The Cristo Rey model offers a unique and innovative approach to college preparatory education that distinguishes it from other, private high schools in the city. It is a financially sustainable model with students both going to school and working at corporations across the city. Students spend four days in the classroom taking a rigorous college preparatory curriculum on an extended day program, and spend the fifth day working an entry level job at corporations and business around the city. The salaries students earn pay for 70% of their tuition with parents and fundraising closing the gap of the cost of their education. Father Martinez notes that, "students work their way through school and into higher educational programs, making Cristo Rey Houston – 'A School That Works.'"
The announcement follows two years of extensive planning, coordination and research. In the summer of 2006, the Jesuits of the New Orleans Province selected Houston as the potential location for a new high school to serve economically underprivileged families. An advisory committee of local educators, business and civic leaders worked with the Jesuits to raise funds and gather additional supporters for this project.

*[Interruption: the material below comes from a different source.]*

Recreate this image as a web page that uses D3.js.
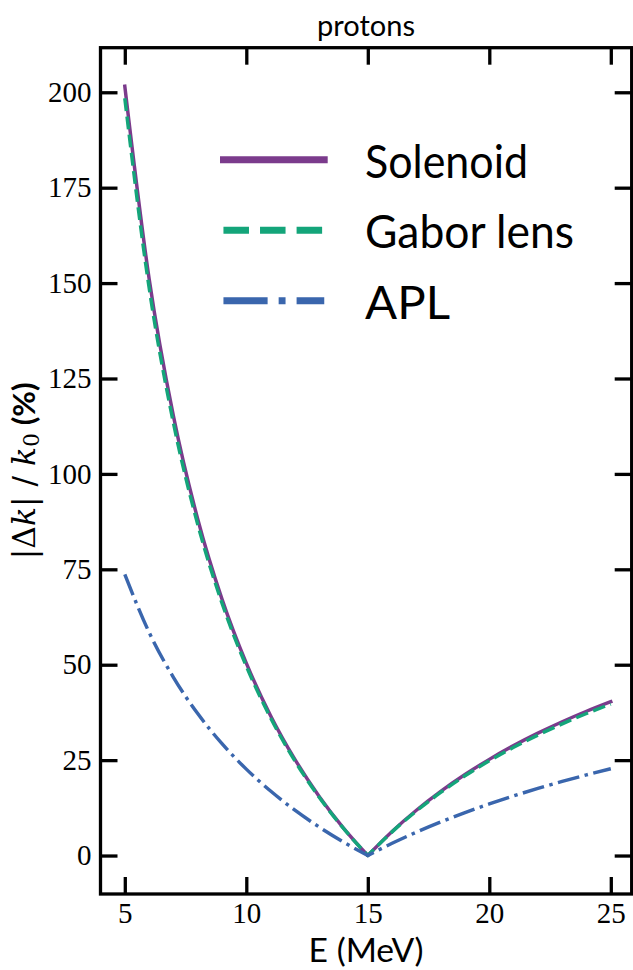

In August of 2007, with the approval of the Cristo Rey Network, the committee selected Sharon Jacobson of Jacobson Advisors to conduct a feasibility study which identified 75 square miles on Houston's east side – an area where a Cristo Rey school could provide needed educational opportunities to a very low socio-economic community. More than 60,000 school age children fall within this targeted area with over 37% of their families falling below the federal poverty line, 79% of which are high school age. On June 11th, the Cristo Rey Network approved the local advisory committee's request to move forward with plans to found a new Cristo Rey school in Houston.
The new school's campus will be located at 6700 Mount Carmel Drive, a site formerly occupied by the Archdiocese of Galveston Houston's Mount Carmel High School. The planned purchase of this property culminates a broad search by the Cristo Rey President and the Cristo Rey Advisory Committee. More than 15 properties were investigated as potential sites for the new Cristo Rey school, including several HISD schools, charter schools and warehouse properties.
The interest in the property formerly occupied by Mt. Carmel surfaced mid-summer. The decision in late July to approach the Archdiocese rested on two factors: there were a number of families whose economic situation qualified them to send their children to a future Cristo Rey high school (and who showed great interest in doing so), and the fact that the property offered an existing high school facility. "We are tremendously blessed," said Father Martinez, "by the Archdiocese's willingness to convey this campus to Cristo Rey, virtually as a gift."
The results of the Cristo Rey model speak for themselves. Over 95% of the students who graduate from Cristo Rey schools are accepted into college and universities around the country, many with full scholarships. Recent graduates of Cristo Rey schools around the country have or will be attending institutions of higher education such as Brown, Georgetown, Boston College and Loyola University Chicago.
The Cristo Rey President and Advisory Committee have already begun plans to renovate the existing facility over the next five to ten years. The goal is to provide a state of the art educational facility for students, teachers and administrators.